I have a dataset comprised of n unsorted tuples representing numbers (let's say specific color codes) and their frequency (number of times of appearance).
I want to find an exact median of the numbers with worst case complexity of O(n).
For example:
dataset: {(5000, 8000), (25000, 4000), (9, 9000)} median: 5000
dataset: {(7000, 4), (23000, 400), (3000, 9000), (2500, 12000), (19000, 350), (500, 9000)....} median: ?
Failed attempts so far:
- "Decompress" the list (so that it looks like this:
{7000, 7000, 7000, 7000, 23000, 23000...}
) and then sort it. Problem is - it takes Ω(nlogn), and probably more since the frequencies can be very large and doesn't have any upper bound. - Try to use QuickSelect over the data. To ensure O(n) time complexity we must guaranty good pivot selection.
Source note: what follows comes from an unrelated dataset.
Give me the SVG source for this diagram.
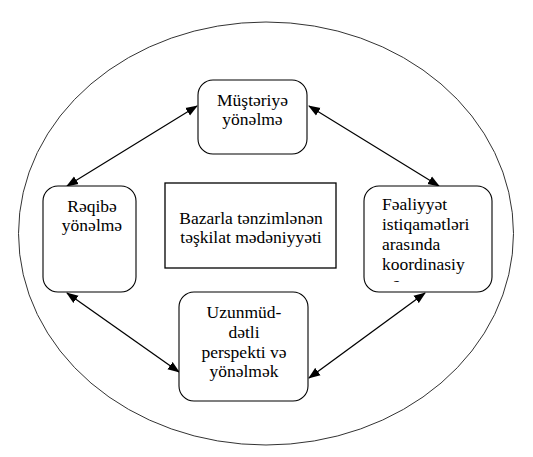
<svg xmlns="http://www.w3.org/2000/svg" width="533" height="457" viewBox="0 0 533 457">
<style>
.box{fill:#fff;stroke:#000;stroke-width:1.1}
.t{font-family:'Liberation Serif','Tinos','DejaVu Serif',serif;font-size:17.5px;fill:#000}
.c{text-anchor:middle}
.conn line{stroke:#000;stroke-width:1.3;marker-start:url(#ah);marker-end:url(#ah)}
</style>
<defs>
<marker id="ah" markerUnits="userSpaceOnUse" markerWidth="12" markerHeight="10" refX="11" refY="4.5" orient="auto-start-reverse" viewBox="0 0 12 9">
<path d="M0,0 L12,4.5 L0,9 z" fill="#000"/>
</marker>
<clipPath id="clipR"><rect x="364" y="186" width="128" height="96"/></clipPath>
</defs>
<rect width="533" height="457" fill="#fff"/>
<ellipse id="outer" cx="266" cy="233.5" rx="247.5" ry="211.5" fill="none" stroke="#333" stroke-width="1"/>
<g class="conn" id="connectors">
<line x1="197" y1="106" x2="67" y2="186"/>
<line x1="309" y1="106" x2="439" y2="186"/>
<line x1="67" y1="293" x2="179" y2="372"/>
<line x1="425" y1="293" x2="309" y2="378"/>
</g>
<g id="node-top">
<rect class="box" x="198" y="80" width="109" height="74" rx="15"/>
<text class="t c" font-family="Liberation Serif, serif" x="252.5" y="105.5">Müştəriyə</text>
<text class="t c" font-family="Liberation Serif, serif" x="252.5" y="125">yönəlmə</text>
</g>
<g id="node-left">
<rect class="box" x="43" y="186" width="93" height="106" rx="15"/>
<text class="t c" font-family="Liberation Serif, serif" x="92" y="212">Rəqibə</text>
<text class="t c" font-family="Liberation Serif, serif" x="92" y="231">yönəlmə</text>
</g>
<g id="node-right">
<rect class="box" x="364" y="186" width="128" height="106" rx="15"/>
<g clip-path="url(#clipR)">
<text class="t" font-family="Liberation Serif, serif" x="382" y="210">Fəaliyyət</text>
<text class="t" font-family="Liberation Serif, serif" x="382" y="230">istiqamətləri</text>
<text class="t" font-family="Liberation Serif, serif" x="382" y="250">arasında</text>
<text class="t" font-family="Liberation Serif, serif" x="382" y="269.5">koordinasiy</text>
<text class="t" font-family="Liberation Serif, serif" x="393" y="289">ə</text>
</g>
</g>
<g id="node-bottom">
<rect class="box" x="179" y="292" width="129" height="109" rx="15"/>
<text class="t c" font-family="Liberation Serif, serif" x="244" y="318">Uzunmüd-</text>
<text class="t c" font-family="Liberation Serif, serif" x="244" y="338">dətli</text>
<text class="t c" font-family="Liberation Serif, serif" x="244" y="357.5">perspekti və</text>
<text class="t c" font-family="Liberation Serif, serif" x="244" y="377">yönəlmək</text>
</g>
<g id="node-center">
<rect x="165" y="183" width="171" height="85" fill="#fff" stroke="#000" stroke-width="1.3"/>
<text class="t c" font-family="Liberation Serif, serif" x="251" y="224">Bazarla tənzimlənən</text>
<text class="t c" font-family="Liberation Serif, serif" x="251" y="242.5">təşkilat mədəniyyəti</text>
</g>
</svg>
To do so I thought about Median of medians (supposedly O(n)) with the data - but I couldn't figure out how to do that without decompressing, thus making it potentially more than O(n).
Is there a way to manipulate the tuple list so that it wouldn't be decompressed and still use median of medians or another way to find the median?
End note: I don't want to assume anything about the dataset - amount of tuples, confined range of numbers/frequencies, etc).